By Jay Menard
Jon Bennett is a masterful storyteller and his latest show, My Dad’s Deaths, shows a continuation of his incredible talent and depth. It’s a hilarious presentation combining stand-up, archival video, and poetry.
A veteran of the circuit, Bennett is most known for Pretending Things are a Cock — a venture that served to disappoint his stern father to no end. Bennett shares the story of growing up on a pig farm in Australia, where his father was the central figure in his life — in addition to being a father, he was the local minister, his teacher, and his coach. His father oversaw all aspects of his life, but had a self-professed distaste for jokes.
Bennett is an engaging storyteller who immediately puts you at ease and has you laughing from the start. He’s a professional at his craft and even the most disturbing stories are told in a way that cause the audience to laugh uproariously.
We see video of Bennett from his early stand up days, we are shared photos from his childhood, and we’re taken on Bennett’s progression from student, to the business world, to the comedic touring stage. All through it, there are various touch points with his father and Bennett’s attempts to earn his approval and to crack through his stoic outer veneer.
The title comes from the fact that Bennett’s father was notoriously accident-prone and actually had a couple of close calls, meant that there were literally dozens of times when death was a possibility. Bennett hilariously walks the audience through them and draws laughs from each and every experience.

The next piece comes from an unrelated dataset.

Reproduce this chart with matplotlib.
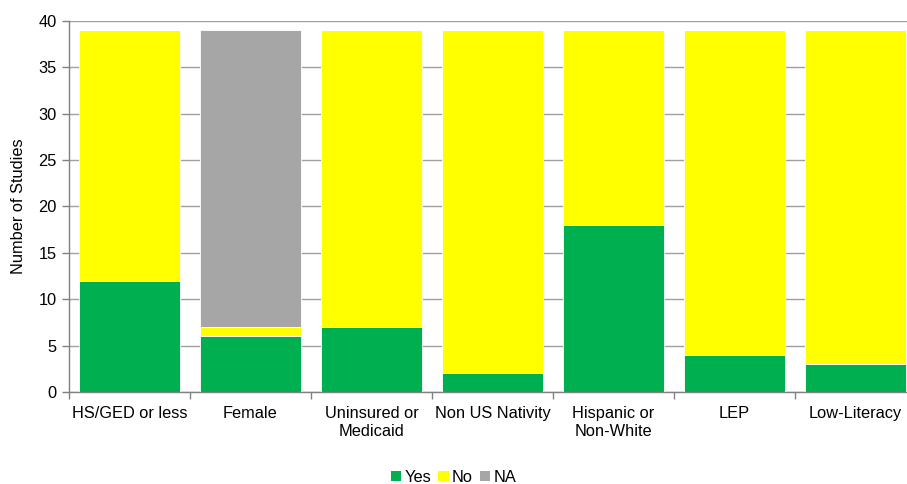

Bennett is a must-see on the Fringe circuit. With titles like Pretending Things are a Cock, Fire in the Meth Lab, and now My Dad’s Deaths, the casual theatre-goer may have a misconception about what they’re going to get. And that would be a shame. Bennett is an elite comedian with a masterful delivery, sense of timing, and superlative writing skills. Whether you’re a Bennett veteran or this is your first encounter, do yourself a favour and see his latest show.